## Begin Data listing

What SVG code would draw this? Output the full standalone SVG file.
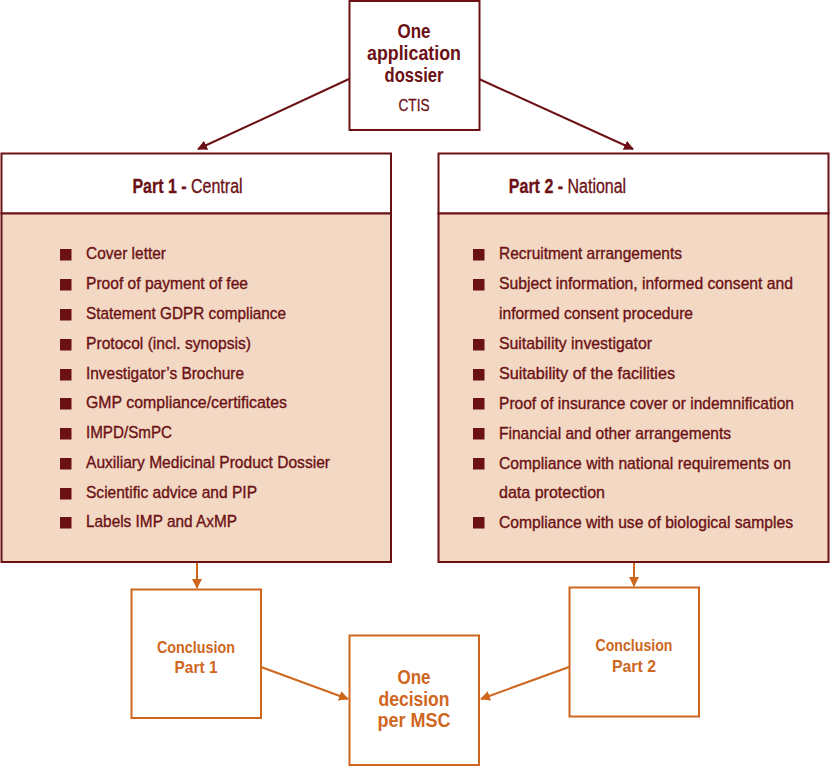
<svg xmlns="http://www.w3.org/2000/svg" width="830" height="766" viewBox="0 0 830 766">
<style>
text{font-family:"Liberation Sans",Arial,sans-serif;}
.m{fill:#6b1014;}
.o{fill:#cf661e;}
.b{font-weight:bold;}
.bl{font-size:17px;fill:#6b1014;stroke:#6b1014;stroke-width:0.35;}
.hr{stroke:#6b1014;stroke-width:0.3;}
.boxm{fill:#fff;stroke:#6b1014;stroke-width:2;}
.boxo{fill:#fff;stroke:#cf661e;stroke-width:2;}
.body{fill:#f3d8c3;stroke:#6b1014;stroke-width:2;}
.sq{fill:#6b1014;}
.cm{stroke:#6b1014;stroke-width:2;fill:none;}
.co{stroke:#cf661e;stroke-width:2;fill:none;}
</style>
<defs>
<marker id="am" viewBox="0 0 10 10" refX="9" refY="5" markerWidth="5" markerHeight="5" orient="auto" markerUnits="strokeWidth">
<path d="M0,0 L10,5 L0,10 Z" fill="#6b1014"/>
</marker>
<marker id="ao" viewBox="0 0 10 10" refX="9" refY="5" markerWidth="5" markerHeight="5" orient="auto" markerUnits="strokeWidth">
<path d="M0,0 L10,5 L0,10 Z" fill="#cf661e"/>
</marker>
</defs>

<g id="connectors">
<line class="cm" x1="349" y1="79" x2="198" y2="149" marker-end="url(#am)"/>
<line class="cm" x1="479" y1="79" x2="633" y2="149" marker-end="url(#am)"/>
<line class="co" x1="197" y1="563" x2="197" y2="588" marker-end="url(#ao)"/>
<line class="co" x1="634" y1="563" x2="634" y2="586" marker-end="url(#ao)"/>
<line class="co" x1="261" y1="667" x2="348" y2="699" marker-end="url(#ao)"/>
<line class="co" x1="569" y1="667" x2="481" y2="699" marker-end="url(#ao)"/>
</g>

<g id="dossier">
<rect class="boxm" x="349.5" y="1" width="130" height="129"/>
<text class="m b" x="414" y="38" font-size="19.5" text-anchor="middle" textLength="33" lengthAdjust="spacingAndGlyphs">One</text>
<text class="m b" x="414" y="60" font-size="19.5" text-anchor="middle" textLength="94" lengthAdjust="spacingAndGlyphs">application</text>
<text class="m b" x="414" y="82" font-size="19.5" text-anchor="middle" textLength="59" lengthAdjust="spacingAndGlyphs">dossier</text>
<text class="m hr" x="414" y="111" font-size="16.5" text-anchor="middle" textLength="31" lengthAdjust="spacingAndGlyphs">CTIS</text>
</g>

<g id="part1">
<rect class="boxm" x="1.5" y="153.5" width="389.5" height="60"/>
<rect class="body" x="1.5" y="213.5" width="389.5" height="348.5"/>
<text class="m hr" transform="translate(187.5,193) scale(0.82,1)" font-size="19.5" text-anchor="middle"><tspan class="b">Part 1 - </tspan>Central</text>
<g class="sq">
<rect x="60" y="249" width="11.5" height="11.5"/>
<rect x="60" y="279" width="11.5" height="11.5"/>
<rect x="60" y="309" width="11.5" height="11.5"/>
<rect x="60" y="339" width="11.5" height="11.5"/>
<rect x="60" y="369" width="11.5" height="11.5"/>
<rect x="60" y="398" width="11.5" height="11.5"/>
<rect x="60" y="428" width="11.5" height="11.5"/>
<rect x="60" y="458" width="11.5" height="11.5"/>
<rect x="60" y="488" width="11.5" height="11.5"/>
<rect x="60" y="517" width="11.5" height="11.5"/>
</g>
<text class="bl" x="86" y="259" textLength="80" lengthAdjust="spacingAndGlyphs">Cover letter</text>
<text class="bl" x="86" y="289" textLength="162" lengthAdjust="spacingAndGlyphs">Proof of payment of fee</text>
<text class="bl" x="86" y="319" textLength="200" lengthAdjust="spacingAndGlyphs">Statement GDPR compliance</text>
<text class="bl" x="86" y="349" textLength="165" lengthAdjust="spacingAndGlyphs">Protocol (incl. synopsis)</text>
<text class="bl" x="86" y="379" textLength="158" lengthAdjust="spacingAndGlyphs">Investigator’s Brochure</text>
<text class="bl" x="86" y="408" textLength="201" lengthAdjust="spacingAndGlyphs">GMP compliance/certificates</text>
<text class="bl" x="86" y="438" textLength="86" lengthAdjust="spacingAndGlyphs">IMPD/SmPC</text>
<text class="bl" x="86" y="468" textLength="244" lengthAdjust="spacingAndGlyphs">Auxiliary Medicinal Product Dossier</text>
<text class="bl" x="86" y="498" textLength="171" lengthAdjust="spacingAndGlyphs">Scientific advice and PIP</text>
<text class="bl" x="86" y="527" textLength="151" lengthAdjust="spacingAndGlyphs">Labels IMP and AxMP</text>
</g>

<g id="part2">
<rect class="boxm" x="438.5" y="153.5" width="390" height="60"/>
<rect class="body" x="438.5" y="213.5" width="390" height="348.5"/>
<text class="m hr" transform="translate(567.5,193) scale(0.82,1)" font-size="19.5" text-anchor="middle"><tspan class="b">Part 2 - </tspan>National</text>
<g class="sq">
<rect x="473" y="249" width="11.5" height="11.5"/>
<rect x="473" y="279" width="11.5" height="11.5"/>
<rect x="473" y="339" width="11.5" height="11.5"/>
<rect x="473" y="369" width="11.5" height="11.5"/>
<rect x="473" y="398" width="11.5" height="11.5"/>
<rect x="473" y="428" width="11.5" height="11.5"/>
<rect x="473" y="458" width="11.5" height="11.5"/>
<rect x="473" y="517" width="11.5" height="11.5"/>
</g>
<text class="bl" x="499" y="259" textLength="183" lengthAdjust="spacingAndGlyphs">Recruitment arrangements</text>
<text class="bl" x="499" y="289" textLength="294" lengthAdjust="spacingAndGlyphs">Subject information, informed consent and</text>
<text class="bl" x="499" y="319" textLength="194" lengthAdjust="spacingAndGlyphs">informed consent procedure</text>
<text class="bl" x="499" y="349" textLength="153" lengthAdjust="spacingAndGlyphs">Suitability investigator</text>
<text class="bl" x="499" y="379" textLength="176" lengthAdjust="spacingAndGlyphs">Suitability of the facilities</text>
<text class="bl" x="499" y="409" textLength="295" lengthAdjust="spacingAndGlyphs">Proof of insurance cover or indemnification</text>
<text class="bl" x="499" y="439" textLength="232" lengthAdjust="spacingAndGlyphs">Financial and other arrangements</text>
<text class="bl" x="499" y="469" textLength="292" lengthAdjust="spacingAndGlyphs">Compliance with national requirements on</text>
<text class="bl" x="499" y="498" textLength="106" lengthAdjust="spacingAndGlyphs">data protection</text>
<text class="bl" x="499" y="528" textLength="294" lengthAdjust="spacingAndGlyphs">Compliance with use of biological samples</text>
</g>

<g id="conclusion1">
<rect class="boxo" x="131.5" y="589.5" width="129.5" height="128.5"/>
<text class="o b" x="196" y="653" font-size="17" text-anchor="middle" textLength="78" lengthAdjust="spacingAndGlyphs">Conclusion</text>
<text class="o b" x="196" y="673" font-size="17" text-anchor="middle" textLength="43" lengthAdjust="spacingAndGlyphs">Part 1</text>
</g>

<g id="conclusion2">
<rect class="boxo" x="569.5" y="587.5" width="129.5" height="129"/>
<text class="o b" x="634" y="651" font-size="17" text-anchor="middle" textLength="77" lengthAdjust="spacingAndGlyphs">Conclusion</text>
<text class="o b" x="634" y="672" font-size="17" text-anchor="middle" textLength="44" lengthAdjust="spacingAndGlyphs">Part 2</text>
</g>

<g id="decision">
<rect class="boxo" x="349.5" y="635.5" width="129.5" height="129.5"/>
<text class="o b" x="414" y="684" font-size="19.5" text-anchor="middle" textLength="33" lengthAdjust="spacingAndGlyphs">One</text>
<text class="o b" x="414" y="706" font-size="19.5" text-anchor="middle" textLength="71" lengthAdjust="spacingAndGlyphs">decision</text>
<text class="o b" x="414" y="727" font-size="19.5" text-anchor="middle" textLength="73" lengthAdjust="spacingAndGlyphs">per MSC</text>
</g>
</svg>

## End Data listing
## Begin Data listing

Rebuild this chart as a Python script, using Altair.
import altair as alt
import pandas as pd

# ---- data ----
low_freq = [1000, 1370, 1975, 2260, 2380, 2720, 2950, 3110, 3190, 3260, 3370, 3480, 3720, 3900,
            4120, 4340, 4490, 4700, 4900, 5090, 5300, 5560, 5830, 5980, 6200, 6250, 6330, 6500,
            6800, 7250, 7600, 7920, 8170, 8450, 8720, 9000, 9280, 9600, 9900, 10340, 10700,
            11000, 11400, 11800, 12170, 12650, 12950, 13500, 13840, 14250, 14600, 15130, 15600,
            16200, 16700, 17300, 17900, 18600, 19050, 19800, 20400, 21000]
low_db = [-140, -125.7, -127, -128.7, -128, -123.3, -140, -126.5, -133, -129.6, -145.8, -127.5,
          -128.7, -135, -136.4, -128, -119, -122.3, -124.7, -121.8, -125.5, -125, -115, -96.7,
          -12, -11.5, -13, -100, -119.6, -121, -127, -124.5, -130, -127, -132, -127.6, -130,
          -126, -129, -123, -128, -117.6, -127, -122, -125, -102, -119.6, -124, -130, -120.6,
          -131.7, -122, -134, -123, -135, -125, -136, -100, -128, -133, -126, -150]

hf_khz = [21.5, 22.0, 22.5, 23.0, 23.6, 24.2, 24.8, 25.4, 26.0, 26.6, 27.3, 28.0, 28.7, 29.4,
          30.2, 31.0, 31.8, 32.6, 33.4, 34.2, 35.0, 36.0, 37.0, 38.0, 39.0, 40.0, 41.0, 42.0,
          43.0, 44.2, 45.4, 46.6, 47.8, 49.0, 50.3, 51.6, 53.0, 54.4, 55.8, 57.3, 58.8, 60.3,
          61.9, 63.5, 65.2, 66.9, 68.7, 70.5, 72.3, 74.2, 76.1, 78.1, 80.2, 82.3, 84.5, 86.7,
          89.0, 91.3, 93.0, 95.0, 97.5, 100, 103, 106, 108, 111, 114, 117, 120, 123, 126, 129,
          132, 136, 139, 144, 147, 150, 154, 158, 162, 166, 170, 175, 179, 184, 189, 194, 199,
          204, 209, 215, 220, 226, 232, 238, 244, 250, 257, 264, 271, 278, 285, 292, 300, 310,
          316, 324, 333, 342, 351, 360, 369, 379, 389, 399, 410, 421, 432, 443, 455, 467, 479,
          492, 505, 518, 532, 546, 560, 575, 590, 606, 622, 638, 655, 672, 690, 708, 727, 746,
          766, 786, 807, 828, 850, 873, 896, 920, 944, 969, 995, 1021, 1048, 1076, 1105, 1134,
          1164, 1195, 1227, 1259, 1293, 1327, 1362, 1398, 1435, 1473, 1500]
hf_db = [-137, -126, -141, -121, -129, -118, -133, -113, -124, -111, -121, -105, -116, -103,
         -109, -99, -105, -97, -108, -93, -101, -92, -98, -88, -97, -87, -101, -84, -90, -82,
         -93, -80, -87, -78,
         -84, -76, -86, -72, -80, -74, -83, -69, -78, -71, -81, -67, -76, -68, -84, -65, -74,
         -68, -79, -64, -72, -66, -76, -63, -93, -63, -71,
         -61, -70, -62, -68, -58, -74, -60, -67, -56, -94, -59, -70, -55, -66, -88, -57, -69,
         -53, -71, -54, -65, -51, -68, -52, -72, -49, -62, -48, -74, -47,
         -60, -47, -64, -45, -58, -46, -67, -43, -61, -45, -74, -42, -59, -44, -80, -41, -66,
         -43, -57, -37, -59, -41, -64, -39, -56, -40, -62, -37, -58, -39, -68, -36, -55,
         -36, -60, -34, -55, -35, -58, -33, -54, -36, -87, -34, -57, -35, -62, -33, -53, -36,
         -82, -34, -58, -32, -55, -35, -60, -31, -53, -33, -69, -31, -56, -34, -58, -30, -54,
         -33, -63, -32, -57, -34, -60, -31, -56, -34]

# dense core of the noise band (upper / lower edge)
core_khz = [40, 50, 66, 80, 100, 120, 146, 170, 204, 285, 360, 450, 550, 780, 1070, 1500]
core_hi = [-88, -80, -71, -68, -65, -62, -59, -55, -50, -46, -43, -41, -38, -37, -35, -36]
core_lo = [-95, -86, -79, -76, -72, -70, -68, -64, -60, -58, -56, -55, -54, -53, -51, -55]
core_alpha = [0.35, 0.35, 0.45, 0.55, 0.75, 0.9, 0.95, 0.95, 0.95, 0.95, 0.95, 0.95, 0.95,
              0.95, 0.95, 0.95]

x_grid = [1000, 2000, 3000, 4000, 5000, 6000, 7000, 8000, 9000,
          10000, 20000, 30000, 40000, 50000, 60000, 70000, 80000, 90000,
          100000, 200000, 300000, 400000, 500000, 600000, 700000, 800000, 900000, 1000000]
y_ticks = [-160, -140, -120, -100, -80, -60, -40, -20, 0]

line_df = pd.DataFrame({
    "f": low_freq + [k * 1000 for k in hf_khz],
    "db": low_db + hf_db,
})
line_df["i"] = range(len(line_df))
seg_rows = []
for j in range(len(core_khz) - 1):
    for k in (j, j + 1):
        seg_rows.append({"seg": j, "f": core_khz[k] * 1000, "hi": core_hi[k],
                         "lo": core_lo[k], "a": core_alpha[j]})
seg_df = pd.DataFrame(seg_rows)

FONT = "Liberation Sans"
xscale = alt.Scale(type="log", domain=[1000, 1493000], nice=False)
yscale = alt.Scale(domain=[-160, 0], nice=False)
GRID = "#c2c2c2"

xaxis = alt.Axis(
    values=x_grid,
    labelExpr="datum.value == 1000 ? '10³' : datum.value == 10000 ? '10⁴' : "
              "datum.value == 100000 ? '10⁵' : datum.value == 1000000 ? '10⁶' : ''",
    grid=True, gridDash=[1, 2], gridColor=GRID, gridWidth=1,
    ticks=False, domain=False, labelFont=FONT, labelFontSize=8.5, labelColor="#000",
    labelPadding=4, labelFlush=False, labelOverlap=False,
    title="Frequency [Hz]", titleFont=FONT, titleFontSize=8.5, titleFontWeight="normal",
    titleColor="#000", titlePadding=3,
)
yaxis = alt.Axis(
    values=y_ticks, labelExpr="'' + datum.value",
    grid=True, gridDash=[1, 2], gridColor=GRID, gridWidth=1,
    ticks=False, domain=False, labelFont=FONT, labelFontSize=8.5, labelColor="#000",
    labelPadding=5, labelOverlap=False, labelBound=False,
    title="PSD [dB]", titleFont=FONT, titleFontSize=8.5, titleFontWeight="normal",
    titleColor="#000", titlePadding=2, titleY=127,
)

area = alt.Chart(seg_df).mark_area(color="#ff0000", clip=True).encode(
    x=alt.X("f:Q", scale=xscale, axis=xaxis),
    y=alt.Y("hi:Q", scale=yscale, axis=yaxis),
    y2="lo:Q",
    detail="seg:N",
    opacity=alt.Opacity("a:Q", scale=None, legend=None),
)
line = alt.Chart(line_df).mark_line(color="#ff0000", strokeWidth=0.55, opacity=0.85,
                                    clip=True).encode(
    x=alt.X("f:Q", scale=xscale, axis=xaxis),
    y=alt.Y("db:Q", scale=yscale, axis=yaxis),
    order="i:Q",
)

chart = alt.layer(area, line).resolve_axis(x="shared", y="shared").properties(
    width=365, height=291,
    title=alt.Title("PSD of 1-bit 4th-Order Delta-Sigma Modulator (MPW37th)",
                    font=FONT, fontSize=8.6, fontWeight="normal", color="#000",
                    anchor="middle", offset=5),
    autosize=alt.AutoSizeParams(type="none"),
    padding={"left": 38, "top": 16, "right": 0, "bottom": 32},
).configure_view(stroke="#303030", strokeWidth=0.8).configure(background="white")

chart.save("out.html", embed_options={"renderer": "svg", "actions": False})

## End Data listing

Given request:
Output exactly the lines of the material above from the one containing "Rebuild this chart" up to and including the one containing "-133, -126, -150]".

Result of the exercise:
Rebuild this chart as a Python script, using Altair.
import altair as alt
import pandas as pd

# ---- data ----
low_freq = [1000, 1370, 1975, 2260, 2380, 2720, 2950, 3110, 3190, 3260, 3370, 3480, 3720, 3900,
            4120, 4340, 4490, 4700, 4900, 5090, 5300, 5560, 5830, 5980, 6200, 6250, 6330, 6500,
            6800, 7250, 7600, 7920, 8170, 8450, 8720, 9000, 9280, 9600, 9900, 10340, 10700,
            11000, 11400, 11800, 12170, 12650, 12950, 13500, 13840, 14250, 14600, 15130, 15600,
            16200, 16700, 17300, 17900, 18600, 19050, 19800, 20400, 21000]
low_db = [-140, -125.7, -127, -128.7, -128, -123.3, -140, -126.5, -133, -129.6, -145.8, -127.5,
          -128.7, -135, -136.4, -128, -119, -122.3, -124.7, -121.8, -125.5, -125, -115, -96.7,
          -12, -11.5, -13, -100, -119.6, -121, -127, -124.5, -130, -127, -132, -127.6, -130,
          -126, -129, -123, -128, -117.6, -127, -122, -125, -102, -119.6, -124, -130, -120.6,
          -131.7, -122, -134, -123, -135, -125, -136, -100, -128, -133, -126, -150]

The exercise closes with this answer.